### WHAT IS NEEDED
Return precisely the span of lines from the top of the material below to the line containing "plt.rcParams['axes.unicode_minus'] = False", both included. Pictures are excluded.
* begin DATA LINES *
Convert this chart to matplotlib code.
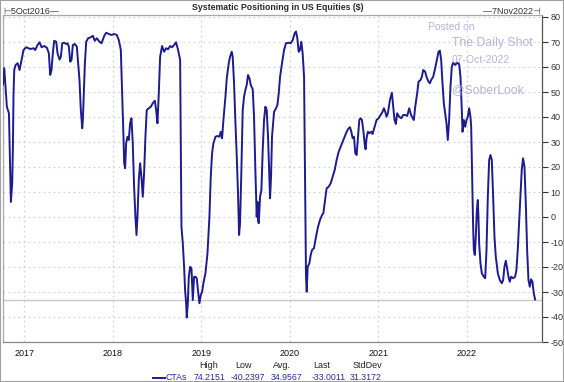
import matplotlib
matplotlib.use('Agg')
import matplotlib.pyplot as plt
from matplotlib.patches import Rectangle

plt.rcParams['font.family'] = ['Liberation Sans', 'DejaVu Sans']
plt.rcParams['axes.unicode_minus'] = False

# CTA positioning, dates as decimal years
t_2016_18 = [2016.760, 2016.774, 2016.789, 2016.804, 2016.827, 2016.842, 2016.849, 2016.864,
             2016.872, 2016.879, 2016.887, 2016.902, 2016.925, 2016.947, 2016.970, 2016.992,
             2017.022, 2017.068, 2017.105, 2017.124, 2017.150, 2017.173, 2017.196, 2017.226,
             2017.256, 2017.278, 2017.293, 2017.308, 2017.323, 2017.338, 2017.361, 2017.376,
             2017.399, 2017.414, 2017.429, 2017.451, 2017.474, 2017.489, 2017.504, 2017.519,
             2017.534, 2017.549, 2017.572, 2017.594, 2017.609, 2017.624, 2017.639, 2017.655,
             2017.662, 2017.670, 2017.685, 2017.700, 2017.722, 2017.752, 2017.775, 2017.797,
             2017.820, 2017.850, 2017.873, 2017.903, 2017.925, 2017.955, 2017.986, 2018.016,
             2018.046, 2018.068, 2018.091, 2018.106, 2018.121, 2018.129, 2018.140, 2018.151,
             2018.166, 2018.181, 2018.196, 2018.211, 2018.226, 2018.241, 2018.256, 2018.268,
             2018.279, 2018.294, 2018.309, 2018.324, 2018.339, 2018.354, 2018.369, 2018.384,
             2018.407, 2018.430, 2018.452, 2018.475, 2018.490, 2018.505, 2018.520, 2018.535,
             2018.557, 2018.580, 2018.603, 2018.625, 2018.648, 2018.670, 2018.693, 2018.715,
             2018.738, 2018.761]
v_2016_18 = [53.0, 59.5, 52.0, 44.0, 41.5, 16.0, 6.0, 13.5,
             28.0, 49.5, 58.8, 60.8, 61.5, 58.8, 62.8, 66.8,
             67.9, 67.2, 67.5, 66.8, 68.8, 69.9, 67.9, 68.4,
             67.7, 65.5, 56.8, 58.8, 65.5, 70.5, 70.1, 65.5,
             63.0, 64.1, 69.5, 69.7, 69.2, 69.5, 68.1, 62.1,
             62.8, 68.8, 69.2, 68.1, 61.5, 54.8, 42.8, 35.5,
             38.8, 46.8, 61.5, 70.1, 71.5, 71.9, 72.5, 70.5,
             71.5, 70.1, 69.5, 72.4, 73.7, 73.2, 72.8, 73.2,
             72.8, 70.8, 66.8, 49.5, 32.1, 21.5, 19.5, 29.5,
             32.1, 30.8, 37.5, 39.5, 29.5, 12.1, 0.1, -7.2,
             0.1, 14.8, 21.5, 16.1, 8.1, 17.5, 32.1, 42.8,
             43.5, 44.1, 45.5, 46.5, 42.8, 37.5, 49.5, 64.1,
             68.4, 66.1, 67.5, 67.1, 68.4, 67.9, 68.8, 69.9,
             66.8, 62.8]

t_2018_20 = [2018.776, 2018.791, 2018.806, 2018.817, 2018.829, 2018.836, 2018.848, 2018.859,
             2018.874, 2018.889, 2018.904, 2018.919, 2018.934, 2018.949, 2018.964, 2018.979,
             2018.994, 2019.009, 2019.024, 2019.047, 2019.070, 2019.092, 2019.107, 2019.122,
             2019.137, 2019.160, 2019.182, 2019.205, 2019.220, 2019.235, 2019.250, 2019.273,
             2019.288, 2019.310, 2019.325, 2019.344, 2019.355, 2019.370, 2019.386, 2019.401,
             2019.416, 2019.427, 2019.438, 2019.453, 2019.468, 2019.483, 2019.498, 2019.513,
             2019.528, 2019.544, 2019.559, 2019.581, 2019.596, 2019.611, 2019.626, 2019.634,
             2019.641, 2019.649, 2019.664, 2019.679, 2019.694, 2019.709, 2019.724, 2019.739,
             2019.754, 2019.769, 2019.777, 2019.788, 2019.799, 2019.822, 2019.845, 2019.860,
             2019.875, 2019.890, 2019.912, 2019.935, 2019.957, 2019.987, 2020.010, 2020.033,
             2020.055, 2020.070, 2020.085, 2020.100, 2020.115, 2020.130, 2020.145, 2020.161,
             2020.168, 2020.176, 2020.183, 2020.191, 2020.202, 2020.221, 2020.236, 2020.251,
             2020.273, 2020.296, 2020.319, 2020.341, 2020.364, 2020.379, 2020.394, 2020.416,
             2020.439, 2020.462, 2020.484, 2020.507, 2020.529, 2020.552, 2020.574, 2020.597,
             2020.620, 2020.642, 2020.665, 2020.680, 2020.695, 2020.710, 2020.725, 2020.740,
             2020.755, 2020.770, 2020.785, 2020.800]
v_2018_20 = [-3.9, -10.5, -20.0, -29.2, -34.5, -40.2, -34.5, -23.9,
             -19.9, -20.5, -33.2, -23.9, -23.9, -24.5, -29.9, -34.5,
             -31.2, -29.9, -26.5, -22.5, -14.5, 0.1, 16.1, 25.5,
             29.5, 32.1, 32.4, 32.1, 34.1, 31.5, 38.8, 48.1,
             55.5, 61.5, 64.1, 66.1, 64.1, 53.5, 37.5, 24.1,
             8.1, -7.2, -2.5, 18.8, 42.8, 48.1, 50.8, 52.8,
             56.8, 55.5, 52.8, 51.1, 40.1, 18.8, 0.1, 6.1,
             -1.2, -2.5, 8.1, 10.8, 26.8, 38.8, 44.1, 42.8,
             32.1, 16.1, 7.5, 16.1, 32.1, 42.1, 43.5, 44.8,
             49.5, 56.1, 61.5, 66.8, 69.5, 69.7, 69.5, 70.8,
             73.5, 74.2, 71.5, 66.1, 66.8, 70.1, 65.5, 56.1,
             29.5, -3.9, -23.9, -29.9, -19.9, -18.5, -15.2, -13.2,
             -12.5, -7.9, -3.9, -1.2, 0.8, 1.5, 5.5, 11.5,
             12.1, 13.5, 16.1, 18.8, 22.8, 26.1, 28.1, 30.1,
             32.1, 34.1, 35.5, 35.9, 34.1, 31.5, 32.1, 25.5,
             24.8, 32.1, 38.8, 39.5]

t_2020_22 = [2020.815, 2020.830, 2020.845, 2020.856, 2020.867, 2020.882, 2020.897, 2020.920,
             2020.935, 2020.958, 2020.980, 2021.003, 2021.025, 2021.048, 2021.063, 2021.078,
             2021.093, 2021.108, 2021.131, 2021.153, 2021.168, 2021.183, 2021.198, 2021.213,
             2021.236, 2021.259, 2021.281, 2021.304, 2021.326, 2021.349, 2021.364, 2021.379,
             2021.401, 2021.417, 2021.439, 2021.454, 2021.477, 2021.492, 2021.507, 2021.529,
             2021.544, 2021.567, 2021.582, 2021.597, 2021.620, 2021.642, 2021.665, 2021.680,
             2021.695, 2021.710, 2021.725, 2021.740, 2021.755, 2021.770, 2021.785, 2021.800,
             2021.815, 2021.830, 2021.845, 2021.868, 2021.891, 2021.913, 2021.928, 2021.943,
             2021.951, 2021.966, 2021.981, 2021.996, 2022.011, 2022.026, 2022.041, 2022.049,
             2022.056, 2022.064, 2022.071, 2022.079, 2022.090, 2022.101, 2022.113, 2022.124,
             2022.131, 2022.139, 2022.154, 2022.169, 2022.192, 2022.207, 2022.222, 2022.237,
             2022.252, 2022.267, 2022.282, 2022.297, 2022.312, 2022.327, 2022.350, 2022.372,
             2022.395, 2022.410, 2022.425, 2022.440, 2022.455, 2022.470, 2022.485, 2022.500,
             2022.523, 2022.545, 2022.560, 2022.575, 2022.590, 2022.605, 2022.620, 2022.635,
             2022.651, 2022.666, 2022.681, 2022.696, 2022.711, 2022.726, 2022.741, 2022.756,
             2022.771]
v_2020_22 = [38.8, 34.8, 29.5, 27.1, 31.5, 34.1, 33.5, 34.1,
             33.2, 36.1, 38.8, 39.5, 40.8, 42.1, 43.5, 42.1,
             40.1, 41.5, 46.8, 49.7, 44.1, 38.8, 37.2, 41.5,
             40.1, 39.5, 40.8, 40.8, 40.4, 43.5, 41.5, 40.1,
             38.8, 44.1, 49.5, 54.1, 54.8, 56.1, 58.8, 58.1,
             56.1, 54.1, 53.5, 54.8, 56.1, 59.5, 63.5, 66.1,
             66.5, 62.8, 53.5, 45.5, 41.5, 37.5, 30.8, 38.8,
             52.1, 60.1, 61.7, 60.8, 61.7, 61.2, 56.1, 42.8,
             34.1, 38.8, 36.1, 38.8, 40.1, 43.5, 40.1, 36.1,
             22.8, 8.1, -3.9, -13.2, -15.2, -7.9, 2.8, 6.8,
             0.1, -10.5, -18.5, -22.5, -23.9, -24.5, -13.2, 8.1,
             22.8, 24.8, 22.8, 8.1, -7.9, -15.9, -22.5, -25.2,
             -26.5, -25.2, -19.9, -17.5, -20.5, -23.9, -25.9, -23.9,
             -24.5, -23.9, -21.2, -13.2, -2.5, 8.1, 18.8, 23.5,
             20.1, 5.5, -13.2, -25.2, -27.9, -24.9, -25.9, -30.5,
             -33.0]

years = [2017, 2018, 2019, 2020, 2021, 2022]
y_ticks = list(range(-50, 81, 10))
stat_names = ['High', 'Low', 'Avg.', 'Last', 'StdDev']
stat_values = ['74.2151', '-40.2397', '34.9567', '-33.0011', '31.3172']
last_value = -33.0011

t = t_2016_18 + t_2018_20 + t_2020_22
v = v_2016_18 + v_2018_20 + v_2020_22

W, H = 564, 382
fig = plt.figure(figsize=(W / 100, H / 100), dpi=100)
fig.patches.append(Rectangle((0, 0), 1, 1, transform=fig.transFigure, fill=False,
                             edgecolor='#a0a0a0', linewidth=1.5))

def px(x, y):
    return x / W, 1 - y / H

l, top = px(3, 14.5)
r, bot = px(542, 342)
ax = fig.add_axes([l, bot, r - l, top - bot])

line_col = '#1c1c8e'
ax.plot(t, v, color=line_col, linewidth=1.4, zorder=3)
ax.axhline(last_value, color='#c8c8c8', linewidth=1.0, zorder=2)

ax.set_xlim(2016.760, 2022.849)
ax.set_ylim(-50, 81)
ax.set_xticks(years)
ax.set_xticklabels([str(y) for y in years])
ax.set_yticks(y_ticks)
ax.yaxis.tick_right()
ax.grid(True, color='#d4d4d4', linestyle=(0, (1.5, 2.5)), linewidth=0.9)
ax.tick_params(axis='x', length=0, labelsize=6.5, pad=5, colors='#111111')
ax.tick_params(axis='y', direction='out', length=4, width=0.8, labelsize=6.5,
               pad=2, colors='#333333')
for s in ['left', 'top']:
    ax.spines[s].set_color('#a8a8a8')
    ax.spines[s].set_linewidth(0.9)
ax.spines['right'].set_color('#555555')
ax.spines['right'].set_linewidth(0.9)
ax.spines['bottom'].set_color('#888888')
ax.spines['bottom'].set_linewidth(0.9)

fig.text(*px(278, 8), 'Systematic Positioning in US Equities ($)', ha='center', va='center',
         fontsize=6.3, fontweight='bold', color='#2a2a2a')
fig.text(*px(3, 12), '\u22a25Oct2016\u2014', ha='left', va='center', fontsize=6.5,
         color='#333333', family=['Liberation Sans', 'DejaVu Sans'])
fig.text(*px(541, 12), '\u20147Nov2022\u22a3', ha='right', va='center', fontsize=6.5,
         color='#333333', family=['Liberation Sans', 'DejaVu Sans'])

wm = '#b4b4dc'
fig.text(*px(428, 27), 'Posted on', ha='left', va='center', fontsize=7.5, color=wm)
fig.text(*px(452, 43), 'The Daily Shot', ha='left', va='center', fontsize=8.8, color=wm)
fig.text(*px(452, 60), '07-Oct-2022', ha='left', va='center', fontsize=7.5, color=wm)
fig.text(*px(452, 90), '@SoberLook', ha='left', va='center', fontsize=8.8, color=wm)

# stats legend below the axis
head_x = [209, 244, 282, 322, 367]
val_x = [210, 247.5, 286.5, 329, 366]
for name, val, hx, vx in zip(stat_names, stat_values, head_x, val_x):
    fig.text(*px(hx, 366), name, ha='center', va='center', fontsize=6.5, color='#222222')
    fig.text(*px(vx, 378), val, ha='center', va='center', fontsize=6.3, color='#2a2a9e')
fig.add_artist(plt.Line2D([153 / W, 165 / W], [1 - 378 / H, 1 - 378 / H],
                          color=line_col, linewidth=1.4))
fig.text(*px(166, 378), 'CTAs', ha='left', va='center', fontsize=6.3, color='#2a2a9e')

fig.savefig('out.png', dpi=100)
* end DATA LINES *
### EXERCISE RESPONSE
Convert this chart to matplotlib code.
import matplotlib
matplotlib.use('Agg')
import matplotlib.pyplot as plt
from matplotlib.patches import Rectangle

plt.rcParams['font.family'] = ['Liberation Sans', 'DejaVu Sans']
plt.rcParams['axes.unicode_minus'] = False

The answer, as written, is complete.